Representation in STEM
It’s no secret that gender disparities begin for girls before they even exit our education system. Take for example, the disheartening fact that girls made up only 27% of Advanced Placement (AP) Computer Science test-takers last year. And that boys are 2x more likely than girls to take AP Physics exams and 1.5x more to take AP Calculus exams. Having low representation in STEM can have major implications for the financial futures of women, as it’s well-documented that graduates of STEM fields have the highest starting salaries compared to other professions. If we want to close the skills gap and increase wages, than there is no doubt teachers must play a crucial role in encouraging more girls to see themselves in science, math, and engineering roles from the start.
Boys are 2x more likely than girls to take AP Physics exams and 1.5x more to take AP Calculus exams.

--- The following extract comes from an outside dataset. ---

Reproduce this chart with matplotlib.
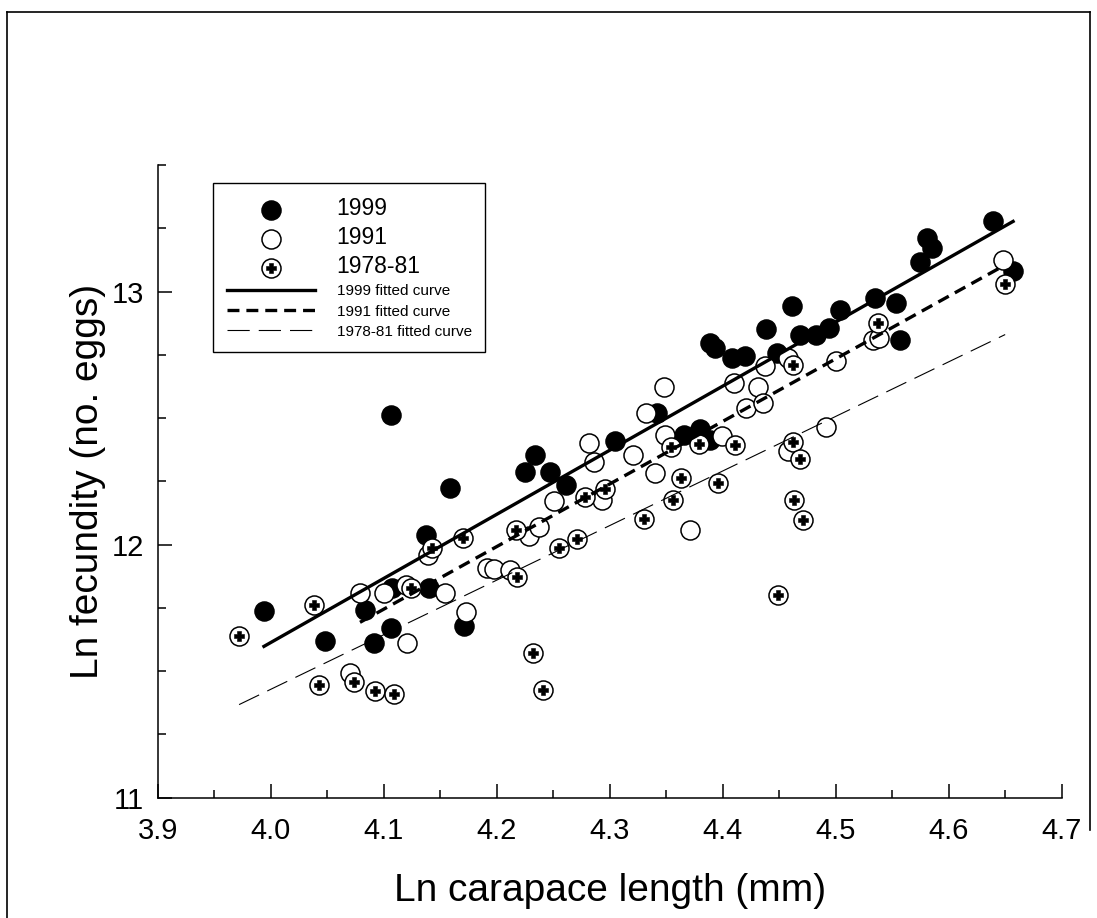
import matplotlib.pyplot as plt
from matplotlib.lines import Line2D
from matplotlib.legend_handler import HandlerTuple
from matplotlib.ticker import MultipleLocator, FormatStrFormatter

plt.rcParams['font.family'] = ['Liberation Sans', 'DejaVu Sans']
plt.rcParams['lines.scale_dashes'] = False

# 1999 (filled circles)
x_1999 = [3.994, 4.048, 4.083, 4.091, 4.106, 4.107, 4.106, 4.137, 4.140, 4.159,
          4.171, 4.225, 4.234, 4.247, 4.261, 4.305, 4.342, 4.366, 4.380, 4.389,
          4.389, 4.393, 4.408, 4.420, 4.438, 4.448, 4.461, 4.468, 4.483, 4.494,
          4.504, 4.535, 4.553, 4.557, 4.575, 4.581, 4.585, 4.639, 4.657]
y_1999 = [11.736, 11.618, 11.743, 11.611, 11.671, 11.829, 12.514, 12.040, 11.829, 12.224,
          11.680, 12.286, 12.356, 12.286, 12.237, 12.408, 12.520, 12.435, 12.455, 12.415,
          12.797, 12.777, 12.738, 12.747, 12.852, 12.758, 12.942, 12.828, 12.830, 12.856,
          12.928, 12.975, 12.953, 12.810, 13.116, 13.212, 13.173, 13.278, 13.080]

# 1991 (open circles)
x_1991 = [4.079, 4.100, 4.120, 4.121, 4.139, 4.154, 4.173, 4.070, 4.191, 4.198,
          4.212, 4.229, 4.237, 4.251, 4.282, 4.286, 4.293, 4.321, 4.332, 4.340,
          4.348, 4.349, 4.371, 4.399, 4.410, 4.421, 4.431, 4.436, 4.437, 4.458,
          4.458, 4.491, 4.500, 4.533, 4.538, 4.648]
y_1991 = [11.809, 11.809, 11.842, 11.611, 11.960, 11.809, 11.732, 11.493, 11.908, 11.905,
          11.900, 12.033, 12.068, 12.171, 12.402, 12.327, 12.178, 12.356, 12.520, 12.283,
          12.623, 12.435, 12.059, 12.431, 12.639, 12.538, 12.623, 12.560, 12.705, 12.738,
          12.369, 12.464, 12.727, 12.810, 12.817, 13.124]

# 1978-81 (circle with plus)
x_7881 = [3.972, 4.038, 4.043, 4.074, 4.092, 4.109, 4.124, 4.143, 4.170, 4.217,
          4.218, 4.232, 4.241, 4.255, 4.271, 4.278, 4.296, 4.330, 4.354, 4.356,
          4.363, 4.379, 4.396, 4.411, 4.449, 4.462, 4.468, 4.463, 4.471, 4.462,
          4.537, 4.650]
y_7881 = [11.638, 11.760, 11.447, 11.456, 11.420, 11.410, 11.829, 11.987, 12.026, 12.059,
          11.872, 11.573, 11.427, 11.987, 12.022, 12.188, 12.220, 12.103, 12.385, 12.178,
          12.264, 12.398, 12.244, 12.395, 11.800, 12.404, 12.339, 12.178, 12.099, 12.710,
          12.874, 13.028]

# fitted curves (end points)
fit_x_1999 = [3.994, 4.657]
fit_y_1999 = [11.598, 13.277]
fit_x_1991 = [4.079, 4.648]
fit_y_1991 = [11.693, 13.100]
fit_x_7881 = [3.972, 4.650]
fit_y_7881 = [11.368, 12.830]

fig = plt.figure(figsize=(10.97, 9.18), dpi=100)
ax = fig.add_axes([0.1438, 0.1310, 0.824, 0.6893])

ms = 13.7
mew = 1.1
plus_ms = 6.5
ax.plot(x_1999, y_1999, 'o', ms=ms, mfc='black', mec='black', mew=mew, zorder=2)
ax.plot(x_1991, y_1991, 'o', ms=ms, mfc='white', mec='black', mew=mew, zorder=3)
ax.plot(x_7881, y_7881, 'o', ms=ms, mfc='white', mec='black', mew=mew, zorder=4)
ax.plot(x_7881, y_7881, 'P', ms=plus_ms, mfc='black', mec='black', mew=0.4, zorder=4)

ax.plot(fit_x_1999, fit_y_1999, '-', color='black', lw=2.4, zorder=5)
ax.plot(fit_x_1991, fit_y_1991, color='black', lw=2.4, linestyle=(0, (8.6, 5.0)), zorder=5)
ax.plot(fit_x_7881, fit_y_7881, color='black', lw=0.8, linestyle=(0, (16, 6.5)), zorder=5)

ax.set_xlim(3.9, 4.7)
ax.set_ylim(11, 13.5)
ax.xaxis.set_major_locator(MultipleLocator(0.1))
ax.xaxis.set_minor_locator(MultipleLocator(0.05))
ax.xaxis.set_major_formatter(FormatStrFormatter('%.1f'))
ax.yaxis.set_major_locator(MultipleLocator(1))
ax.yaxis.set_minor_locator(MultipleLocator(0.25))

for s in ['top', 'right']:
    ax.spines[s].set_visible(False)
for s in ['left', 'bottom']:
    ax.spines[s].set_linewidth(1.1)

ax.tick_params(which='major', direction='in', length=10, width=1.1, labelsize=21, pad=10)
ax.tick_params(axis='x', which='major', pad=14)
ax.tick_params(which='minor', direction='in', length=5.8, width=1.1)

ax.set_xlabel('Ln carapace length (mm)', fontsize=28, labelpad=20)
ax.set_ylabel('Ln fecundity (no. eggs)', fontsize=28, labelpad=4)

# legend
h_1999 = Line2D([], [], ls='none', marker='o', ms=ms, mfc='black', mec='black', mew=mew)
h_1991 = Line2D([], [], ls='none', marker='o', ms=ms, mfc='white', mec='black', mew=mew)
h_circ = Line2D([], [], ls='none', marker='o', ms=ms, mfc='white', mec='black', mew=mew)
h_plus = Line2D([], [], ls='none', marker='P', ms=plus_ms, mfc='black', mec='black', mew=0.4)
h_f99 = Line2D([], [], color='black', lw=2.4)
h_f91 = Line2D([], [], color='black', lw=2.4, linestyle=(0, (8.6, 5.0)))
h_f78 = Line2D([], [], color='black', lw=0.8, linestyle=(0, (16, 6.5)))

labels = ['1999', '1991', '1978-81', '1999 fitted curve', '1991 fitted curve', '1978-81 fitted curve']
leg = ax.legend([h_1999, h_1991, (h_circ, h_plus), h_f99, h_f91, h_f78], labels,
                handler_map={tuple: HandlerTuple(ndivide=1)},
                loc='upper left', bbox_to_anchor=(0.061, 0.0, 0.301, 0.971), mode='expand',
                borderaxespad=0, fontsize=11, handlelength=5.8, handletextpad=1.4,
                labelspacing=0.4, borderpad=0.9, fancybox=False, framealpha=1)
leg.get_frame().set_edgecolor('black')
leg.get_frame().set_linewidth(1.0)
for t in leg.get_texts()[:3]:
    t.set_fontsize(16.5)

# page frame
fig.add_artist(Line2D([7 / 1097, 7 / 1097], [0, 1 - 12 / 918], color='black', lw=1.2))
fig.add_artist(Line2D([7 / 1097, 1090 / 1097], [1 - 12 / 918, 1 - 12 / 918], color='black', lw=1.2))
fig.add_artist(Line2D([1090 / 1097, 1090 / 1097], [1 - 830 / 918, 1 - 12 / 918], color='black', lw=1.2))

fig.savefig('out.png', dpi=100)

Education has played a crucial role in closing many of the equity gaps that exist — providing more economic security and stability for women, low-income students, and students of color than in decades’ past. I’m proud to work in a field with so many other talented women who have dedicated their lives to improving the future of so many students’ lives. As women in the field, we must continue to fight for policies that will create safe and high-quality learning environments to close these gaps even further. But it’s clear that it’s also time for us to play an active role in reversing the inequalities that exist within our own field in order to pave a more sustainable path for the next generation of females looking to lead the way.
Tamara Hiler is a senior policy advisor and higher education campaign manager at Third Way.